Anyway, one of the characters had this thing for telling "sexy" stories. Anthony apparently solicited some people to contribute stories for the character to tell. He specifically mentions that one of the authors was a friend who was unable to get work because he's a pedophile. This leads Anthony into a bit of a screed about how unfair it is to judge a man for loving young boys and so forth.

Keep in mind, it's been 20 years since I read it, but it stuck...

Here's a helpful link:

http://www.paperbackswap.com/book/details/9780380759507-Firefly

Edited Date: 2009-04-17 06:56 pm (UTC)

Date: 2009-04-18 04:57 am (UTC)
From: [identity profile] revena.livejournal.com
Oh man, Piers Anthony! I went through a Xanth purge around the time I started college, but I held onto the Incarnations of Immortality series (that's the one with Death and all) for longer, until I finally got around to re-reading it and noticed that, yes, it too had a creepy love story in it involving an underaged girl (a prostitute, even) and a middle-aged man. Yuck, yuck, yuck. That there's more than one totally icky repeated theme throughout Anthony's different series is pretty disturbing, eh?

Harlan Ellison

Date: 2009-04-20 04:05 am (UTC)
From: [identity profile] jennywren102.livejournal.com
Okay, I freely admit that I know next to nothing about Piers Anthony.

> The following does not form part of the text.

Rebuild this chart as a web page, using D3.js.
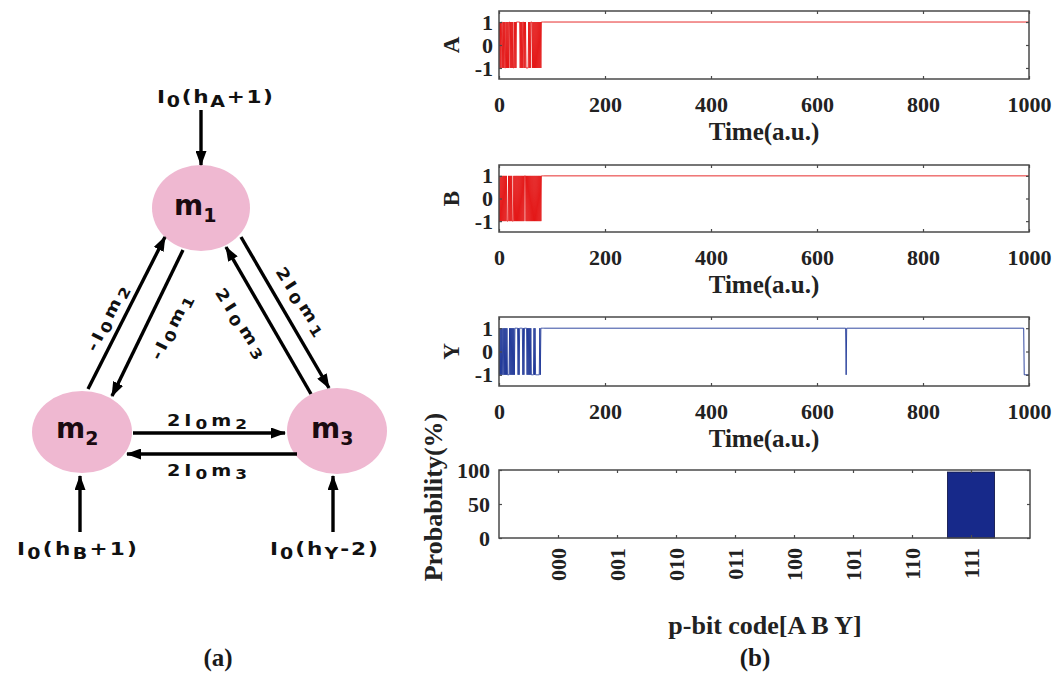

I read murder mysteries in the vein of Agatha Christie. BUT...I do know, from experience with Star Trek, that Harlan Ellison is a man who is completely full of himself. He is the big IT, as far as he is concerned, and nobody else is worth the dog shit you find on the curb. So take his comments with a grain of salt.

Re: Harlan Ellison

Date: 2009-04-20 05:31 am (UTC)
From: [identity profile] gategrrl.livejournal.com
Oh, I know all about him. And how he mispronounces "Moebius".

Re: Harlan Ellison

Date: 2009-04-26 12:49 am (UTC)
From: [identity profile] gategrrl.livejournal.com
It may have been Larry Niven who said that: it was some SF writer big-wig at the time. Ellison is drawn to drama.